(Data records)
>> Start

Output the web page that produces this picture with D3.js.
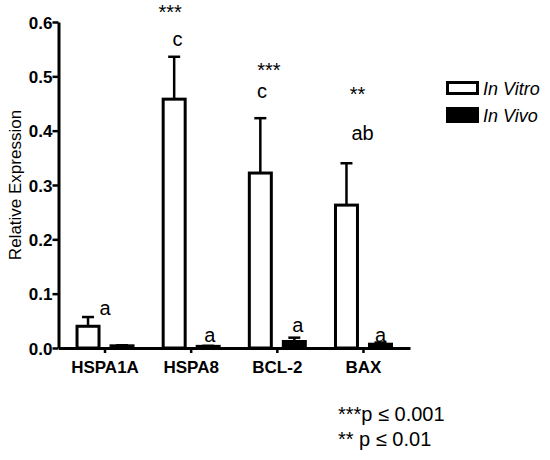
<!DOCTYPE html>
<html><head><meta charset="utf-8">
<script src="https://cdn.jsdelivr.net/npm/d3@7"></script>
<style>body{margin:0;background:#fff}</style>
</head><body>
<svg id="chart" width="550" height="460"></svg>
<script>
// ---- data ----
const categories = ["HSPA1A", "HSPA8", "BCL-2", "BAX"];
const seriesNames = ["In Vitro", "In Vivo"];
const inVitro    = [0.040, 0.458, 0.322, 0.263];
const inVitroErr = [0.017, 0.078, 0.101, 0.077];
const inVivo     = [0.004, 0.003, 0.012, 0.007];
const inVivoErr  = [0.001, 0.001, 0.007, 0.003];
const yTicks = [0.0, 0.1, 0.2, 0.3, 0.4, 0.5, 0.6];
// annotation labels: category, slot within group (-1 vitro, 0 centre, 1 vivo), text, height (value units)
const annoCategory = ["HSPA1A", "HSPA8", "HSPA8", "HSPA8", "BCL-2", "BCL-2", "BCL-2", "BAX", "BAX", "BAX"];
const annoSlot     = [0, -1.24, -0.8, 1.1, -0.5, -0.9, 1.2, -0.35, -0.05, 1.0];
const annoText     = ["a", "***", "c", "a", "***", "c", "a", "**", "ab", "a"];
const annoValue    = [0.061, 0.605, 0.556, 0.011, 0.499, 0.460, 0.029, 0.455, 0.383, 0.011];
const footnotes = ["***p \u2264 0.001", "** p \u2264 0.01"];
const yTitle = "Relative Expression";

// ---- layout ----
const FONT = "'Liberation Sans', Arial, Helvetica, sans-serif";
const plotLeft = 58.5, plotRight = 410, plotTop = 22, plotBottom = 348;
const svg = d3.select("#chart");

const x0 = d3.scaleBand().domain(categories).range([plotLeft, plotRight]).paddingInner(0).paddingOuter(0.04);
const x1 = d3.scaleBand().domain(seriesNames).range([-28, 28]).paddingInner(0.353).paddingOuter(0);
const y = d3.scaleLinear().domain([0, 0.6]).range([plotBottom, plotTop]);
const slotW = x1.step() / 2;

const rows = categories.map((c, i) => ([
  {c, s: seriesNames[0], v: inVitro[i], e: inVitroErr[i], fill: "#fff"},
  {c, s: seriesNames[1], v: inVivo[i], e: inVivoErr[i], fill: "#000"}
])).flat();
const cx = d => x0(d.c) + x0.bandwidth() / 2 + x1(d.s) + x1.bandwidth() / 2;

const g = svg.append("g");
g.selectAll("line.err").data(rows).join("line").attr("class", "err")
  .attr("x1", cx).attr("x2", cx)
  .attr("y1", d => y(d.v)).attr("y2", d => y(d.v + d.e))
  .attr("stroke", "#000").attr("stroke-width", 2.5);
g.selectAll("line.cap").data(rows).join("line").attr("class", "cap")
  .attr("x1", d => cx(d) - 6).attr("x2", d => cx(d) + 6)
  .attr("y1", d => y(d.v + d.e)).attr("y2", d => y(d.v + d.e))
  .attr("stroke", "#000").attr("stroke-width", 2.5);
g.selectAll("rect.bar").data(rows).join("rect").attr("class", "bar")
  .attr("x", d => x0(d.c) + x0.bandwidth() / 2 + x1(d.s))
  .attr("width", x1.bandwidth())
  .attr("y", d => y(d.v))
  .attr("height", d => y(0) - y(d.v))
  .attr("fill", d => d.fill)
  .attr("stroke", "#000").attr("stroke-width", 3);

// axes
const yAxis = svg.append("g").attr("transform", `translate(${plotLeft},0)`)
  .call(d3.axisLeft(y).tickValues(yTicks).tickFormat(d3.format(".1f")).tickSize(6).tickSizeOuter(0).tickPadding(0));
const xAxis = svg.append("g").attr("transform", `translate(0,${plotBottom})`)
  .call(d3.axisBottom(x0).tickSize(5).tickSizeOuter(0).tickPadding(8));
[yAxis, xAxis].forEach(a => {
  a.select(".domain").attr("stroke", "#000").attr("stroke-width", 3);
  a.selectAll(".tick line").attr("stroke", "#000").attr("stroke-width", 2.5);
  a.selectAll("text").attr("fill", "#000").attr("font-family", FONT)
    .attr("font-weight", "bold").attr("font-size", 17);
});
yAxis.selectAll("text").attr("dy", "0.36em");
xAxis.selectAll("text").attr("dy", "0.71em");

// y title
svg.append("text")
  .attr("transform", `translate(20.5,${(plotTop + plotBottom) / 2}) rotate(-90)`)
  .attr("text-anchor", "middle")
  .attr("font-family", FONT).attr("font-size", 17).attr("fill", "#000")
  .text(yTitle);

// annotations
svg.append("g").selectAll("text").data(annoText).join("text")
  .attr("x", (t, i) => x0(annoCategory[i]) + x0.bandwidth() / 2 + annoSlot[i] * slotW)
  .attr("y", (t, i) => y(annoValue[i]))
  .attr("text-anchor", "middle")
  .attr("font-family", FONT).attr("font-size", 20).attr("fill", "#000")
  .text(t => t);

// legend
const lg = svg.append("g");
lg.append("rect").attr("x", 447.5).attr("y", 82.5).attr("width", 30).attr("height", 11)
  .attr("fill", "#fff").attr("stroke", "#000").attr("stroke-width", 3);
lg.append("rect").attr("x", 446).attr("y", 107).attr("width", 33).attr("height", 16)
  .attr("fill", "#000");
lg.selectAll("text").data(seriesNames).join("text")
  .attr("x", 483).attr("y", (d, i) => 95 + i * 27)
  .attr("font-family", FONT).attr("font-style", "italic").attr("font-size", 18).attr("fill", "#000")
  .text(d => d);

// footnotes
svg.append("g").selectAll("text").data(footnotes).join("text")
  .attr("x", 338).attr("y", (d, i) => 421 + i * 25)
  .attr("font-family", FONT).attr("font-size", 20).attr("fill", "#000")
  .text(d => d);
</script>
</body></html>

>> End
>> Start

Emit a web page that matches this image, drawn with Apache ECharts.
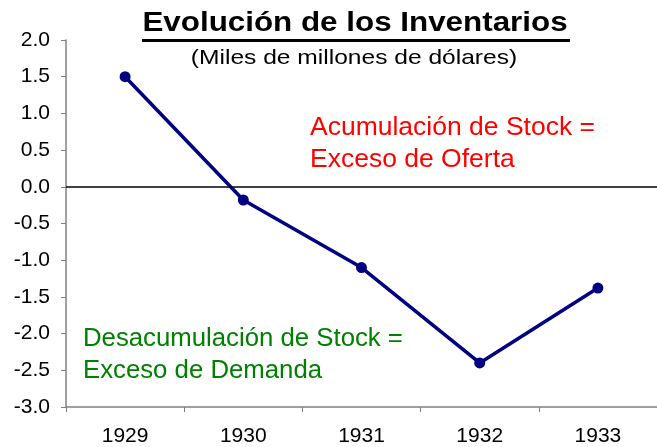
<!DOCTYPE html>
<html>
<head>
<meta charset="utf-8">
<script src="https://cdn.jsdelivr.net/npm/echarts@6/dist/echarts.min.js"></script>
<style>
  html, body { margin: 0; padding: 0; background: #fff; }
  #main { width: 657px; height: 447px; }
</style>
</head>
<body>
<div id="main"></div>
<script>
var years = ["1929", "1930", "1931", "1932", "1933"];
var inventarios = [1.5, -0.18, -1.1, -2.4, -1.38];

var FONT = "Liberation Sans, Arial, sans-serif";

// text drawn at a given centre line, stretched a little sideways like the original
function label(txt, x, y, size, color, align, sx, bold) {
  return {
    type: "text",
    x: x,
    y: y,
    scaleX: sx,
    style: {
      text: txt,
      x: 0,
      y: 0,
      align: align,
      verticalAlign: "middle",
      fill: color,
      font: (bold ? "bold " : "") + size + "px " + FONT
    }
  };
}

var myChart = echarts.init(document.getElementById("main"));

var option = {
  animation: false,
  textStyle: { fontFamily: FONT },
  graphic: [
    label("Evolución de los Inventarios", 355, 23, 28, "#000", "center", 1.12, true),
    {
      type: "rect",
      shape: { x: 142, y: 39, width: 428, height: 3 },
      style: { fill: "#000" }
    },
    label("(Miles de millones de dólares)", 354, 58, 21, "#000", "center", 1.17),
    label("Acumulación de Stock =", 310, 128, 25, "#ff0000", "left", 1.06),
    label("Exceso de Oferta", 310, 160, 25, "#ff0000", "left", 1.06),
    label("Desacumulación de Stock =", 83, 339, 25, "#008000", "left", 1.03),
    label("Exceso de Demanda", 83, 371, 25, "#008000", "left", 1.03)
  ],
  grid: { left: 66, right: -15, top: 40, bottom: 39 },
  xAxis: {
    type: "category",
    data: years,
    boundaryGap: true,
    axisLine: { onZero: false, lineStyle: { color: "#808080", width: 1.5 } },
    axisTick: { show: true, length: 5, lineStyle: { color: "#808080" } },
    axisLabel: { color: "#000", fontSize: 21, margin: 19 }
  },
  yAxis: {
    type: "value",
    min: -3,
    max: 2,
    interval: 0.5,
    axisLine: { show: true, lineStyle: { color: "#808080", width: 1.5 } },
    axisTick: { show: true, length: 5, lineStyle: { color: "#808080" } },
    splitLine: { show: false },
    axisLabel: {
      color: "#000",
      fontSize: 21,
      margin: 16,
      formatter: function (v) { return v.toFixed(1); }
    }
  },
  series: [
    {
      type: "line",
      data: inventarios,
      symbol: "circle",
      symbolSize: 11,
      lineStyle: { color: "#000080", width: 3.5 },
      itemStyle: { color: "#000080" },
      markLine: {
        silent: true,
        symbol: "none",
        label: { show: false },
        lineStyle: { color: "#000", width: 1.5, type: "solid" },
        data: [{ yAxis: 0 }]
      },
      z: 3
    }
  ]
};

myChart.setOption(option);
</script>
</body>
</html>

>> End
>> Start

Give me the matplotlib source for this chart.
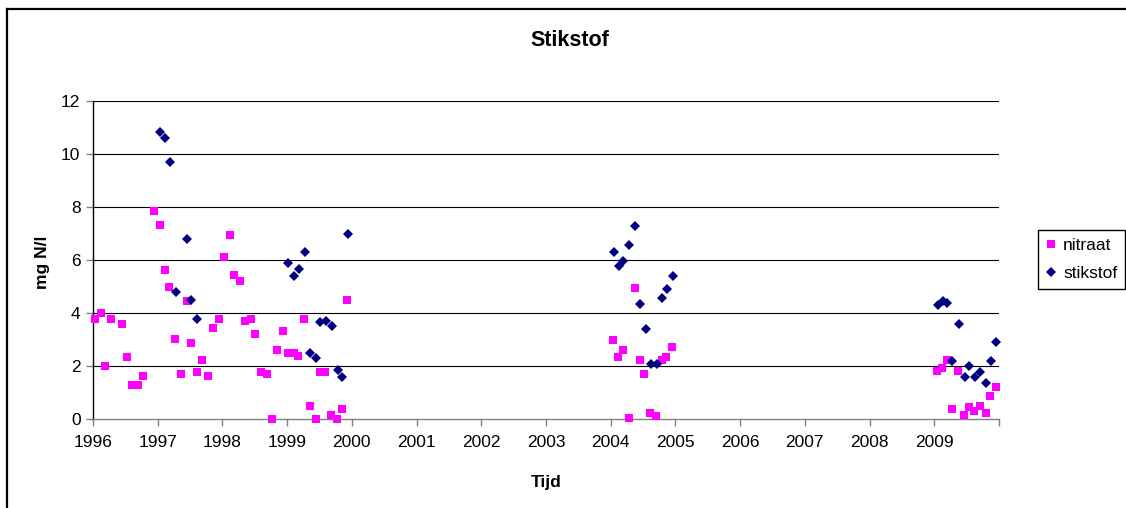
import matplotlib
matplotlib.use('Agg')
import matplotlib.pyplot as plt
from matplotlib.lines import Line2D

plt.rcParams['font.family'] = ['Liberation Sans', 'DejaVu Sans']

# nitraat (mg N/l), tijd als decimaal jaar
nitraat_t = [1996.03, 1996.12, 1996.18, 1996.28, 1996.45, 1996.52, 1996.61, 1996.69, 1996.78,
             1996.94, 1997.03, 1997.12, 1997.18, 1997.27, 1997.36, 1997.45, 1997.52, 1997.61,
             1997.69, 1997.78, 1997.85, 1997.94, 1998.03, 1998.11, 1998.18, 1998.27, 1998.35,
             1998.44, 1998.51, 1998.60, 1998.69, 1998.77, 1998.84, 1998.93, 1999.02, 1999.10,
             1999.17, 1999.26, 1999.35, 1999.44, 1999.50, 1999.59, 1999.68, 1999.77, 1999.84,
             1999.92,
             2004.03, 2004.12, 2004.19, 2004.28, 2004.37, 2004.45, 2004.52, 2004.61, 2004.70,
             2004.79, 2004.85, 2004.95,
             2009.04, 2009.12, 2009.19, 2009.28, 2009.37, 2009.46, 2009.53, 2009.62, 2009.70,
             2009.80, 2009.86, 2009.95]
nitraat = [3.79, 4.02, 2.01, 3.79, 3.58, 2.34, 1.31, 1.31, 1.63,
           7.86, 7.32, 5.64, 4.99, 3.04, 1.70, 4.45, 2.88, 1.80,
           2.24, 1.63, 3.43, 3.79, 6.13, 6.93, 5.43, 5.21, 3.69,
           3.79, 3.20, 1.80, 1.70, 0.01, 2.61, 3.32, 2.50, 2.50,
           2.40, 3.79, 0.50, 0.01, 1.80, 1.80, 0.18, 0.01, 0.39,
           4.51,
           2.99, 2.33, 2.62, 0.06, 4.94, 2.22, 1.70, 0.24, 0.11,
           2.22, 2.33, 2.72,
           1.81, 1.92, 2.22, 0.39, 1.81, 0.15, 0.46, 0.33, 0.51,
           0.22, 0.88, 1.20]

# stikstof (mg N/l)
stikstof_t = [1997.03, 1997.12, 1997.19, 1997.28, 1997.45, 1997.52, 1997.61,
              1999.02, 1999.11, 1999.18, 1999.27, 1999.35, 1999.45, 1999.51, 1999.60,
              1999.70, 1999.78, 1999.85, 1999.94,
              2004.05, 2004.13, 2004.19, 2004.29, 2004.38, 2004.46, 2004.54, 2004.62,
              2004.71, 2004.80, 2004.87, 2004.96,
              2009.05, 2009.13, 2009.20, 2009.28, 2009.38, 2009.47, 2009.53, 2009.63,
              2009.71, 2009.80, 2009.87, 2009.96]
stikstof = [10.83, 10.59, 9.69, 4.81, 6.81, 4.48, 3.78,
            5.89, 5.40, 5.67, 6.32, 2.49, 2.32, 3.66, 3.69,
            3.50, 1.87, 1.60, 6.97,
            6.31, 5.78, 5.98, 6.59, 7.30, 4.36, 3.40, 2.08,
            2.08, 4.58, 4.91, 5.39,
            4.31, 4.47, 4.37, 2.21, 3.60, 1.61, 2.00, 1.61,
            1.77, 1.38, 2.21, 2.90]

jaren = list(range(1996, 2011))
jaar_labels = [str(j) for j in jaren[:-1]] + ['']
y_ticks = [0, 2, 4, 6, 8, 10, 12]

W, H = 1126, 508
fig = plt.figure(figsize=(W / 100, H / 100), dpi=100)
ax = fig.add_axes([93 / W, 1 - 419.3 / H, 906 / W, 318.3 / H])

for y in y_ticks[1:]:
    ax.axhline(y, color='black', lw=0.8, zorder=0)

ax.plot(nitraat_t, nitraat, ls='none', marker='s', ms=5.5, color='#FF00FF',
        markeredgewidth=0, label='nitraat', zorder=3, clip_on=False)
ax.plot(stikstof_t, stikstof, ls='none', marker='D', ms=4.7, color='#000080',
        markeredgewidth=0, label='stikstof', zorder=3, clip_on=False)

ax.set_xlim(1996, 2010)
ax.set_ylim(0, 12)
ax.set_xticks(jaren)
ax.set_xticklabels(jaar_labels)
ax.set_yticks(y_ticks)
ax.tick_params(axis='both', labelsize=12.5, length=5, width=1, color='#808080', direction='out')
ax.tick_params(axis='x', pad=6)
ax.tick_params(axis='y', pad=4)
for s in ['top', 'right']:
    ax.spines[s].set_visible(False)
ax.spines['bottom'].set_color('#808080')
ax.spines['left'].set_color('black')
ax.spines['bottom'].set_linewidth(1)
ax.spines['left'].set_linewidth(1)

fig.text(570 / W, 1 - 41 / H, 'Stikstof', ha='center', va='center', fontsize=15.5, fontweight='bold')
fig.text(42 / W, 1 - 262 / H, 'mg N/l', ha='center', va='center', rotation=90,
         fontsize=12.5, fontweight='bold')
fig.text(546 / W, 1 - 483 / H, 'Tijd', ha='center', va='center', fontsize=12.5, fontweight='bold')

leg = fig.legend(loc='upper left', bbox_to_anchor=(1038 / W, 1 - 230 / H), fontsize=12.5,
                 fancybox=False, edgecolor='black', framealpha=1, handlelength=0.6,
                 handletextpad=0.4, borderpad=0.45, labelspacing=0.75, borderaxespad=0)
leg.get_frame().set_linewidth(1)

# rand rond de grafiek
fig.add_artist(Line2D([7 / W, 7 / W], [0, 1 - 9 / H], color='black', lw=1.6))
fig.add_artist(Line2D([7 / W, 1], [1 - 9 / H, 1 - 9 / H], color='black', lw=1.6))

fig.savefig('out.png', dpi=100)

>> End

Pull out only the lines from the one with "Give me the matplotlib source for this chart." up to and including the one with "plt.rcParams['font.family'] = ['Liberation", and drop any pictures along the way.

— Solution to the exercise —
Give me the matplotlib source for this chart.
import matplotlib
matplotlib.use('Agg')
import matplotlib.pyplot as plt
from matplotlib.lines import Line2D

plt.rcParams['font.family'] = ['Liberation Sans', 'DejaVu Sans']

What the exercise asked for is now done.